Examples of the time-domain wave characteristics and spectrograms of breathing sounds are shown in Fig. 2. In NS, because the airway had no obstacles and there was almost no friction, the acoustic energy was relatively small and mainly below 2,000 Hz. On the other hand, the acoustic energy was scattered over a large area, from 500 to 12,000 Hz, in the abnormal breathing sounds because the obstacles generated sounds of various frequencies. VS was a repetitive pattern at a frequency of less than 100 Hz that occurred when a movable obstacle blocked the trachea or tracheostomy tube. This pattern appears as multiple vertical lines in the spectrogram. In contrast, SS occurred when stiff or fixed obstacles narrowed the cross-section of the airway, which induced a wide range of high-frequency breathing sounds that were more continuous than VS. The pattern of SS appears as multiple horizontal lines in the spectrogram.
4 − 2 MFCC extraction
The MFCC is a group of audio parameters suitable for human auditory characteristics and has been widely applied for speech recognition 10,11 and respiratory diagnosis 12–14. In this study, we used MFCC as a tracheal breathing sound feature for machine learning–based classifiers. A more detailed process of extraction and the designed filter banks are presented in Supplementary 2 and 3.

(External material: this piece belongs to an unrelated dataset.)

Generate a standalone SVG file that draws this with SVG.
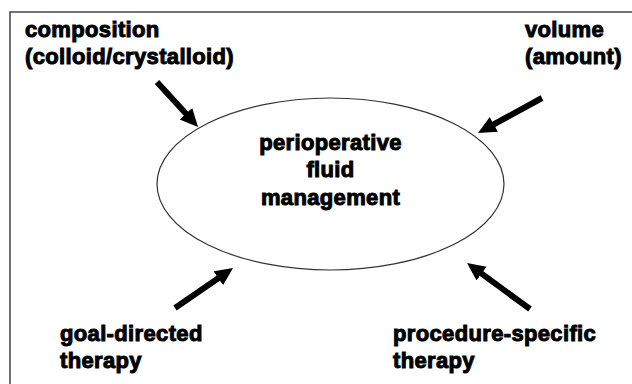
<svg xmlns="http://www.w3.org/2000/svg" width="632" height="384" viewBox="0 0 632 384">
<style>
  .lbl { font-family: "Liberation Sans", Arial, sans-serif; font-weight: bold; font-size: 22px; letter-spacing: 0.35px; fill: #000; stroke: #000; stroke-width: 1; }
  .mid { text-anchor: middle; }
  .arr { stroke: #000; stroke-width: 6; fill: none; marker-end: url(#head); }
</style>
<defs>
  <marker id="head" markerUnits="userSpaceOnUse" markerWidth="20" markerHeight="18" refX="8" refY="8.5" orient="auto">
    <path d="M0,0 L18,8.5 L0,17 z" fill="#000"/>
  </marker>
</defs>
<rect x="10" y="12" width="640" height="400" fill="#fff" stroke="#444" stroke-width="1.5"/>
<g id="center">
  <ellipse cx="330.5" cy="184" rx="173.5" ry="86" fill="#fff" stroke="#333" stroke-width="1.2"/>
  <text class="lbl mid" x="330.5" y="150">perioperative</text>
  <text class="lbl mid" x="330.5" y="177">fluid</text>
  <text class="lbl mid" x="330.5" y="205">management</text>
</g>
<g id="composition">
  <text class="lbl" x="25" y="37">composition</text>
  <text class="lbl" x="25" y="64">(colloid/crystalloid)</text>
</g>
<g id="volume">
  <text class="lbl" x="525" y="37">volume</text>
  <text class="lbl" x="525" y="64">(amount)</text>
</g>
<g id="goal">
  <text class="lbl" x="60" y="341">goal-directed</text>
  <text class="lbl" x="60" y="368">therapy</text>
</g>
<g id="procedure">
  <text class="lbl" x="393" y="341">procedure-specific</text>
  <text class="lbl" x="393" y="368">therapy</text>
</g>
<g id="connectors">
  <line class="arr" x1="157" y1="82" x2="191.3" y2="119.6"/>
  <line class="arr" x1="542" y1="98" x2="486.8" y2="128.2"/>
  <line class="arr" x1="175" y1="308" x2="224.8" y2="273.7"/>
  <line class="arr" x1="530" y1="309" x2="475.1" y2="268.9"/>
</g>
</svg>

5. Breathing sound classification methods
5 − 1 MFCC-based Machine learning classification methods
For MFCC-based breathing sound classification, a support vector machine (SVM) 15,16 and k-nearest neighbor (kNN) 17,18, which are widely used for health status diagnosis using MFCC, are employed. And all breathing sound classification for the machine learning algorithms was performed using a desktop machine with an Intel i5-10500F CPU and NVIDIA GeForce RTX1660 Ti (6 GB) GPU. A more detailed process of extraction is presented in Supplementary 4.
5 − 2. Spectrogram-based deep learning method: Convolutional neural network (CNN)
CNN is a widely and successfully established deep learning algorithm in the field of image classification and pattern recognition 19. The basic structure of a CNN is the convolution layer, which calculates the tensor transferred to the next layer through a convolution computation between the tensor and the kernel. A CNN topology includes many convolution layers designed based on factors such as kernel size and number. A CNN provides a framework for learning the features common among images in a data group without requiring manual data extraction, and it can generate accurate pattern recognition or image classification–trained models. Biomedical signal classification studies have been accelerated by imaging and learning with CNNs 7–9. For example, CNN classification based on spectrograms has increased the accuracy of respiratory pattern classification in many clinical fields. In this study, we applied spectrograms converted from one cycle of respiratory data to the following CNN topologies: AlexNet 20, VGGNet 21, ResNet 22, Inception_v3 23, and MobileNet 24. The CNN classification was conducted with Lenovo Intelligent-Computing-Orchestration with a batch size of 32 and a maximum iteration of 200,000.